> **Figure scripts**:
——

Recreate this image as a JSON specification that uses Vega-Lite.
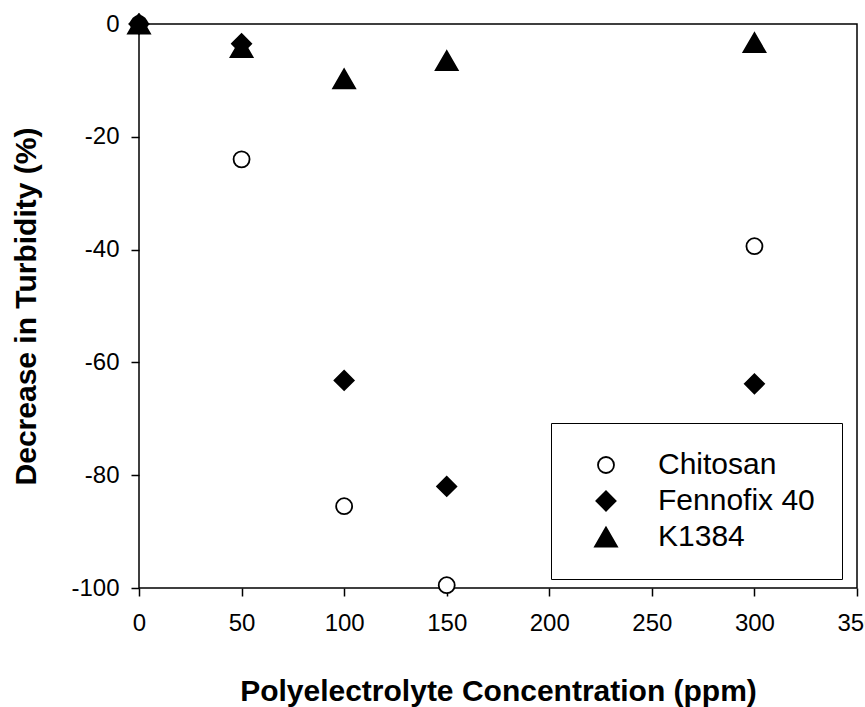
{
  "$schema": "https://vega.github.io/schema/vega-lite/v6.json",
  "width": 718,
  "height": 564,
  "autosize": {"type": "none"},
  "padding": {"left": 139, "top": 24, "right": 8, "bottom": 119},
  "background": "white",
  "config": {
    "font": "Liberation Sans",
    "view": {"stroke": "#000", "strokeWidth": 1.5},
    "axis": {"grid": false, "domain": false, "tickColor": "#000", "tickWidth": 1.5, "tickSize": 8,
      "labelFont": "Liberation Sans", "labelFontSize": 24, "labelColor": "#000",
      "titleFont": "Liberation Sans", "titleFontSize": 30, "titleFontWeight": "bold", "titleColor": "#000"}
  },
  "data": {
    "values": [
      {"series": "Chitosan", "conc": 0, "value": 0},
      {"series": "Chitosan", "conc": 50, "value": -24},
      {"series": "Chitosan", "conc": 100, "value": -85.5},
      {"series": "Chitosan", "conc": 150, "value": -99.5},
      {"series": "Chitosan", "conc": 300, "value": -39.4},
      {"series": "Fennofix 40", "conc": 0, "value": 0},
      {"series": "Fennofix 40", "conc": 50, "value": -3.5},
      {"series": "Fennofix 40", "conc": 100, "value": -63.2},
      {"series": "Fennofix 40", "conc": 150, "value": -82},
      {"series": "Fennofix 40", "conc": 300, "value": -63.8},
      {"series": "K1384", "conc": 0, "value": 0},
      {"series": "K1384", "conc": 50, "value": -4.2},
      {"series": "K1384", "conc": 100, "value": -9.7},
      {"series": "K1384", "conc": 150, "value": -6.5},
      {"series": "K1384", "conc": 300, "value": -3.3}
    ]
  },
  "mark": {"type": "point", "filled": false, "stroke": "#000", "strokeWidth": 1.8, "opacity": 1, "clip": false},
  "encoding": {
    "x": {"field": "conc", "type": "quantitative",
      "scale": {"domain": [0, 350], "nice": false, "zero": false},
      "axis": {"values": [0, 50, 100, 150, 200, 250, 300, 350], "labelPadding": 15, "title": "Polyelectrolyte Concentration (ppm)", "titlePadding": 41, "labelFlush": false, "labelOverlap": false}},
    "y": {"field": "value", "type": "quantitative",
      "scale": {"domain": [-100, 0], "nice": false, "zero": false},
      "axis": {"values": [-100, -80, -60, -40, -20, 0], "labelPadding": 12, "title": "Decrease in Turbidity (%)", "titlePadding": 29, "labelFlush": false,
        "labelExpr": "replace(datum.label, '\u2212', '-')"}},
    "shape": {"field": "series", "type": "nominal",
      "scale": {"domain": ["Chitosan", "Fennofix 40", "K1384"], "range": ["circle", "diamond", "triangle-up"]},
      "legend": {"title": null, "orient": "none", "legendX": 412, "legendY": 399,
        "strokeColor": "#000", "padding": 27, "symbolOffset": 13, "labelOffset": 37,
        "labelFontSize": 30, "labelFont": "Liberation Sans", "labelColor": "#000", "rowPadding": 6,
        "symbolStrokeColor": "#000", "symbolStrokeWidth": 1.8, "symbolOpacity": 1}},
    "fill": {"field": "series", "type": "nominal",
      "scale": {"domain": ["Chitosan", "Fennofix 40", "K1384"], "range": ["#fff", "#000", "#000"]}},
    "size": {"field": "series", "type": "nominal",
      "scale": {"domain": ["Chitosan", "Fennofix 40", "K1384"], "range": [256, 484, 400]}}
  }
}
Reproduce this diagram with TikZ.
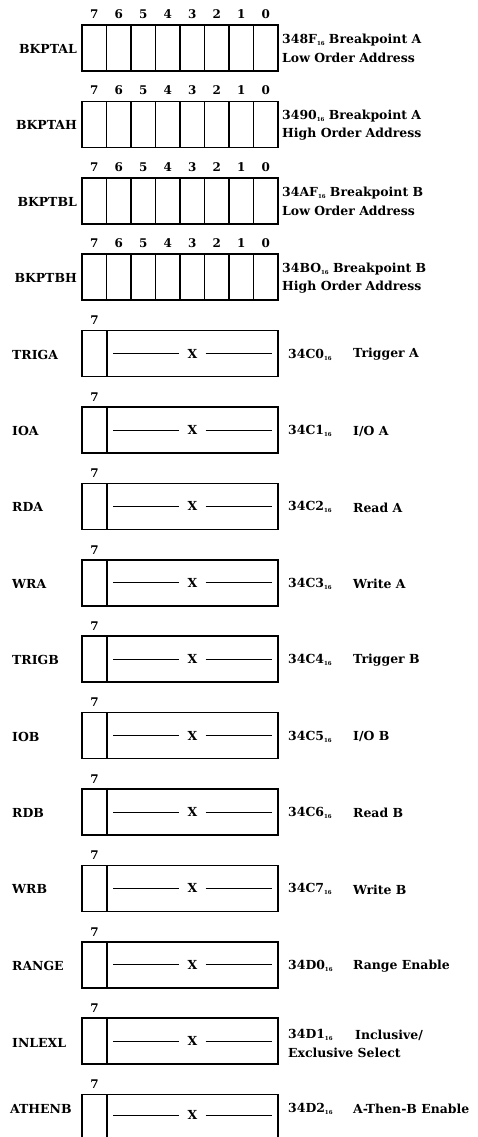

——

> **Stated problem**: Pictures don't belong in the copy. Transcribe every record exactly as it appears.

> **Result for this exercise**:
Recreate this image as a JSON specification that uses Vega-Lite.
{
  "$schema": "https://vega.github.io/schema/vega-lite/v6.json",
  "width": 718,
  "height": 564,
  "autosize": {"type": "none"},
  "padding": {"left": 139, "top": 24, "right": 8, "bottom": 119},
  "background": "white",
  "config": {
    "font": "Liberation Sans",
    "view": {"stroke": "#000", "strokeWidth": 1.5},
    "axis": {"grid": false, "domain": false, "tickColor": "#000", "tickWidth": 1.5, "tickSize": 8,
      "labelFont": "Liberation Sans", "labelFontSize": 24, "labelColor": "#000",
      "titleFont": "Liberation Sans", "titleFontSize": 30, "titleFontWeight": "bold", "titleColor": "#000"}
  },
  "data": {
    "values": [
      {"series": "Chitosan", "conc": 0, "value": 0},
      {"series": "Chitosan", "conc": 50, "value": -24},
      {"series": "Chitosan", "conc": 100, "value": -85.5},
      {"series": "Chitosan", "conc": 150, "value": -99.5},
      {"series": "Chitosan", "conc": 300, "value": -39.4},
      {"series": "Fennofix 40", "conc": 0, "value": 0},
      {"series": "Fennofix 40", "conc": 50, "value": -3.5},
      {"series": "Fennofix 40", "conc": 100, "value": -63.2},
      {"series": "Fennofix 40", "conc": 150, "value": -82},
      {"series": "Fennofix 40", "conc": 300, "value": -63.8},
      {"series": "K1384", "conc": 0, "value": 0},
      {"series": "K1384", "conc": 50, "value": -4.2},
      {"series": "K1384", "conc": 100, "value": -9.7},
      {"series": "K1384", "conc": 150, "value": -6.5},
      {"series": "K1384", "conc": 300, "value": -3.3}
    ]
  },
  "mark": {"type": "point", "filled": false, "stroke": "#000", "strokeWidth": 1.8, "opacity": 1, "clip": false},
  "encoding": {
    "x": {"field": "conc", "type": "quantitative",
      "scale": {"domain": [0, 350], "nice": false, "zero": false},
      "axis": {"values": [0, 50, 100, 150, 200, 250, 300, 350], "labelPadding": 15, "title": "Polyelectrolyte Concentration (ppm)", "titlePadding": 41, "labelFlush": false, "labelOverlap": false}},
    "y": {"field": "value", "type": "quantitative",
      "scale": {"domain": [-100, 0], "nice": false, "zero": false},
      "axis": {"values": [-100, -80, -60, -40, -20, 0], "labelPadding": 12, "title": "Decrease in Turbidity (%)", "titlePadding": 29, "labelFlush": false,
        "labelExpr": "replace(datum.label, '\u2212', '-')"}},
    "shape": {"field": "series", "type": "nominal",
      "scale": {"domain": ["Chitosan", "Fennofix 40", "K1384"], "range": ["circle", "diamond", "triangle-up"]},
      "legend": {"title": null, "orient": "none", "legendX": 412, "legendY": 399,
        "strokeColor": "#000", "padding": 27, "symbolOffset": 13, "labelOffset": 37,
        "labelFontSize": 30, "labelFont": "Liberation Sans", "labelColor": "#000", "rowPadding": 6,
        "symbolStrokeColor": "#000", "symbolStrokeWidth": 1.8, "symbolOpacity": 1}},
    "fill": {"field": "series", "type": "nominal",
      "scale": {"domain": ["Chitosan", "Fennofix 40", "K1384"], "range": ["#fff", "#000", "#000"]}},
    "size": {"field": "series", "type": "nominal",
      "scale": {"domain": ["Chitosan", "Fennofix 40", "K1384"], "range": [256, 484, 400]}}
  }
}
Reproduce this diagram with TikZ.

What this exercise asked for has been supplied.